### DATA EXTRACT
■ ■ ■
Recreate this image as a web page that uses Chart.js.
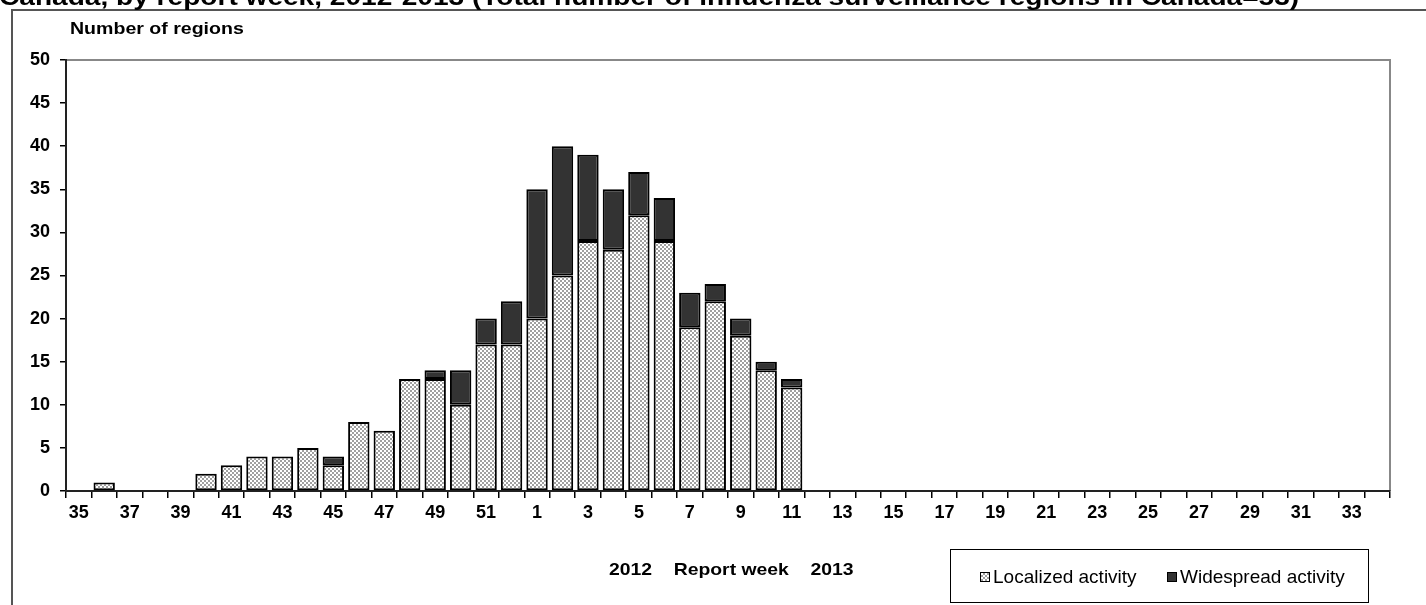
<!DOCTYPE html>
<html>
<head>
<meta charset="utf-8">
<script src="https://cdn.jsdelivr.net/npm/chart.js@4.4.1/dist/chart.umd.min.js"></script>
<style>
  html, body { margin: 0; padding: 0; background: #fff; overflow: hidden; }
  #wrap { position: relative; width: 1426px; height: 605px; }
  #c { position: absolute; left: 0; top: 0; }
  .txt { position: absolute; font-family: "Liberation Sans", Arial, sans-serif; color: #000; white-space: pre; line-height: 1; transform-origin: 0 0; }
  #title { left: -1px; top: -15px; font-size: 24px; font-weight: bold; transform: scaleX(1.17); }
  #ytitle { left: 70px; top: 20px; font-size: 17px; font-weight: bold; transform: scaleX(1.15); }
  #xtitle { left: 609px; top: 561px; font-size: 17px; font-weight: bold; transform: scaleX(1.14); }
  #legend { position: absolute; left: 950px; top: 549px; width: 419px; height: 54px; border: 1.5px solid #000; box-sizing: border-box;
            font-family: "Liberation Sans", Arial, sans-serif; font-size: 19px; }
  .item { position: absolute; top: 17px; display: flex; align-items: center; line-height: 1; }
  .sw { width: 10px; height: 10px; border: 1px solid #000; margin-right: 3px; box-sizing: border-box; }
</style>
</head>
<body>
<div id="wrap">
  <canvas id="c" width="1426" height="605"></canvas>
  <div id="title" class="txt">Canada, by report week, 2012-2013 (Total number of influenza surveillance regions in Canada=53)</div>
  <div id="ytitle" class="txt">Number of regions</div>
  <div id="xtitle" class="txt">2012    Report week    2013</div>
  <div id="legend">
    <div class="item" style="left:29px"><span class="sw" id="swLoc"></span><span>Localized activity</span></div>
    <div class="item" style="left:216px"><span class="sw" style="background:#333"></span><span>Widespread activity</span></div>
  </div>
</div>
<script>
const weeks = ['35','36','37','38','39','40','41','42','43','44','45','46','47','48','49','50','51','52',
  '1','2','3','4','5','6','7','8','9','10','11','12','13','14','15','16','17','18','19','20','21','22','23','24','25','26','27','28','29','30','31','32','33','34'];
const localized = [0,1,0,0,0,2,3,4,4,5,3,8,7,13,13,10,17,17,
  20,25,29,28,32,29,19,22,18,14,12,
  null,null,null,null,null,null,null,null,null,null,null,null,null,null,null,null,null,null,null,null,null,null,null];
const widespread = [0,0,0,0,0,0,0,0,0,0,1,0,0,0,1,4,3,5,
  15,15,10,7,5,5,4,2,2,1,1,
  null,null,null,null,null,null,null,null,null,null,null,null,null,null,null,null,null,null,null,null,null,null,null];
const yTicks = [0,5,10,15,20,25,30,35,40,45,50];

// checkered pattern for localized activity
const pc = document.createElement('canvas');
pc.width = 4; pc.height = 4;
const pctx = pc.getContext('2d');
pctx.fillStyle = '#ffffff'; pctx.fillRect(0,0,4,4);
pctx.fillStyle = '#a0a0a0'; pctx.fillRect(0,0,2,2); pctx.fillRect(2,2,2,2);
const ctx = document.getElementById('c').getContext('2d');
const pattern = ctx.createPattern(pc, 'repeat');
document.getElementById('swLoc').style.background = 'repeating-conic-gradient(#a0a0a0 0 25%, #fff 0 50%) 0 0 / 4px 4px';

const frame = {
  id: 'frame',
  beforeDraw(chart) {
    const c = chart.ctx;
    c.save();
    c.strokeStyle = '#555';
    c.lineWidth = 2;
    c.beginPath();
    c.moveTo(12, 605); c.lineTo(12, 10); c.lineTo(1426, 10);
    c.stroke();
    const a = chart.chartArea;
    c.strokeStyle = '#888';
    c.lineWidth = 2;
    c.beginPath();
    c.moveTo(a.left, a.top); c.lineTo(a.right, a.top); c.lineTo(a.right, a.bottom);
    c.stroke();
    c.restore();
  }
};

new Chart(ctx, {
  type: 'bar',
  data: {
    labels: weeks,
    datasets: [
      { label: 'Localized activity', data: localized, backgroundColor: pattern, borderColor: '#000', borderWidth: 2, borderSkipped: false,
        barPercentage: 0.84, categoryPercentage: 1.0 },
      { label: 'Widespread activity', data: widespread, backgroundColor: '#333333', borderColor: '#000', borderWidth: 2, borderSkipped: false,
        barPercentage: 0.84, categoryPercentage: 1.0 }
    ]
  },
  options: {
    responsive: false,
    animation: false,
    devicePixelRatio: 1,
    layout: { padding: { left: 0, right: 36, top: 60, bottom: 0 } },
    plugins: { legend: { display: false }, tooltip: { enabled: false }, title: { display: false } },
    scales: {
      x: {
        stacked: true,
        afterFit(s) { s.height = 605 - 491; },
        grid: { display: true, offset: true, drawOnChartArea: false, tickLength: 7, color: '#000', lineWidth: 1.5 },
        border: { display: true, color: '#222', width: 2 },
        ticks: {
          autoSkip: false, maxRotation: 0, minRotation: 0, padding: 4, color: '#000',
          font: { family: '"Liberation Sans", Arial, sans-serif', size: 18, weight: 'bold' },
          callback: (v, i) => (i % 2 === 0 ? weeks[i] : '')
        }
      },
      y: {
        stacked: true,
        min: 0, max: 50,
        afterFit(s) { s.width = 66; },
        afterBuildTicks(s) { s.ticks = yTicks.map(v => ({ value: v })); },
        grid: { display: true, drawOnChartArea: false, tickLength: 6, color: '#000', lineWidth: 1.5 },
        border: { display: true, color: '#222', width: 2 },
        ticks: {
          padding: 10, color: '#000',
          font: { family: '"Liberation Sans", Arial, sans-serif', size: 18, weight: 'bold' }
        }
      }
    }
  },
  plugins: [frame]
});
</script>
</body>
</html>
■ ■ ■
### THE EXERCISE
All of the material above needs to be restated exactly, with no pictures.

### ANSWER TO THE EXERCISE
Recreate this image as a web page that uses Chart.js.
<!DOCTYPE html>
<html>
<head>
<meta charset="utf-8">
<script src="https://cdn.jsdelivr.net/npm/chart.js@4.4.1/dist/chart.umd.min.js"></script>
<style>
  html, body { margin: 0; padding: 0; background: #fff; overflow: hidden; }
  #wrap { position: relative; width: 1426px; height: 605px; }
  #c { position: absolute; left: 0; top: 0; }
  .txt { position: absolute; font-family: "Liberation Sans", Arial, sans-serif; color: #000; white-space: pre; line-height: 1; transform-origin: 0 0; }
  #title { left: -1px; top: -15px; font-size: 24px; font-weight: bold; transform: scaleX(1.17); }
  #ytitle { left: 70px; top: 20px; font-size: 17px; font-weight: bold; transform: scaleX(1.15); }
  #xtitle { left: 609px; top: 561px; font-size: 17px; font-weight: bold; transform: scaleX(1.14); }
  #legend { position: absolute; left: 950px; top: 549px; width: 419px; height: 54px; border: 1.5px solid #000; box-sizing: border-box;
            font-family: "Liberation Sans", Arial, sans-serif; font-size: 19px; }
  .item { position: absolute; top: 17px; display: flex; align-items: center; line-height: 1; }
  .sw { width: 10px; height: 10px; border: 1px solid #000; margin-right: 3px; box-sizing: border-box; }
</style>
</head>
<body>
<div id="wrap">
  <canvas id="c" width="1426" height="605"></canvas>
  <div id="title" class="txt">Canada, by report week, 2012-2013 (Total number of influenza surveillance regions in Canada=53)</div>
  <div id="ytitle" class="txt">Number of regions</div>
  <div id="xtitle" class="txt">2012    Report week    2013</div>
  <div id="legend">
    <div class="item" style="left:29px"><span class="sw" id="swLoc"></span><span>Localized activity</span></div>
    <div class="item" style="left:216px"><span class="sw" style="background:#333"></span><span>Widespread activity</span></div>
  </div>
</div>
<script>
const weeks = ['35','36','37','38','39','40','41','42','43','44','45','46','47','48','49','50','51','52',
  '1','2','3','4','5','6','7','8','9','10','11','12','13','14','15','16','17','18','19','20','21','22','23','24','25','26','27','28','29','30','31','32','33','34'];
const localized = [0,1,0,0,0,2,3,4,4,5,3,8,7,13,13,10,17,17,
  20,25,29,28,32,29,19,22,18,14,12,
  null,null,null,null,null,null,null,null,null,null,null,null,null,null,null,null,null,null,null,null,null,null,null];
const widespread = [0,0,0,0,0,0,0,0,0,0,1,0,0,0,1,4,3,5,
  15,15,10,7,5,5,4,2,2,1,1,
  null,null,null,null,null,null,null,null,null,null,null,null,null,null,null,null,null,null,null,null,null,null,null];
const yTicks = [0,5,10,15,20,25,30,35,40,45,50];

// checkered pattern for localized activity
const pc = document.createElement('canvas');
pc.width = 4; pc.height = 4;
const pctx = pc.getContext('2d');
pctx.fillStyle = '#ffffff'; pctx.fillRect(0,0,4,4);
pctx.fillStyle = '#a0a0a0'; pctx.fillRect(0,0,2,2); pctx.fillRect(2,2,2,2);
const ctx = document.getElementById('c').getContext('2d');
const pattern = ctx.createPattern(pc, 'repeat');
document.getElementById('swLoc').style.background = 'repeating-conic-gradient(#a0a0a0 0 25%, #fff 0 50%) 0 0 / 4px 4px';

const frame = {
  id: 'frame',
  beforeDraw(chart) {
    const c = chart.ctx;
    c.save();
    c.strokeStyle = '#555';
    c.lineWidth = 2;
    c.beginPath();
    c.moveTo(12, 605); c.lineTo(12, 10); c.lineTo(1426, 10);
    c.stroke();
    const a = chart.chartArea;
    c.strokeStyle = '#888';
    c.lineWidth = 2;
    c.beginPath();
    c.moveTo(a.left, a.top); c.lineTo(a.right, a.top); c.lineTo(a.right, a.bottom);
    c.stroke();
    c.restore();
  }
};

new Chart(ctx, {
  type: 'bar',
  data: {
    labels: weeks,
    datasets: [
      { label: 'Localized activity', data: localized, backgroundColor: pattern, borderColor: '#000', borderWidth: 2, borderSkipped: false,
        barPercentage: 0.84, categoryPercentage: 1.0 },
      { label: 'Widespread activity', data: widespread, backgroundColor: '#333333', borderColor: '#000', borderWidth: 2, borderSkipped: false,
        barPercentage: 0.84, categoryPercentage: 1.0 }
    ]
  },
  options: {
    responsive: false,
    animation: false,
    devicePixelRatio: 1,
    layout: { padding: { left: 0, right: 36, top: 60, bottom: 0 } },
    plugins: { legend: { display: false }, tooltip: { enabled: false }, title: { display: false } },
    scales: {
      x: {
        stacked: true,
        afterFit(s) { s.height = 605 - 491; },
        grid: { display: true, offset: true, drawOnChartArea: false, tickLength: 7, color: '#000', lineWidth: 1.5 },
        border: { display: true, color: '#222', width: 2 },
        ticks: {
          autoSkip: false, maxRotation: 0, minRotation: 0, padding: 4, color: '#000',
          font: { family: '"Liberation Sans", Arial, sans-serif', size: 18, weight: 'bold' },
          callback: (v, i) => (i % 2 === 0 ? weeks[i] : '')
        }
      },
      y: {
        stacked: true,
        min: 0, max: 50,
        afterFit(s) { s.width = 66; },
        afterBuildTicks(s) { s.ticks = yTicks.map(v => ({ value: v })); },
        grid: { display: true, drawOnChartArea: false, tickLength: 6, color: '#000', lineWidth: 1.5 },
        border: { display: true, color: '#222', width: 2 },
        ticks: {
          padding: 10, color: '#000',
          font: { family: '"Liberation Sans", Arial, sans-serif', size: 18, weight: 'bold' }
        }
      }
    }
  },
  plugins: [frame]
});
</script>
</body>
</html>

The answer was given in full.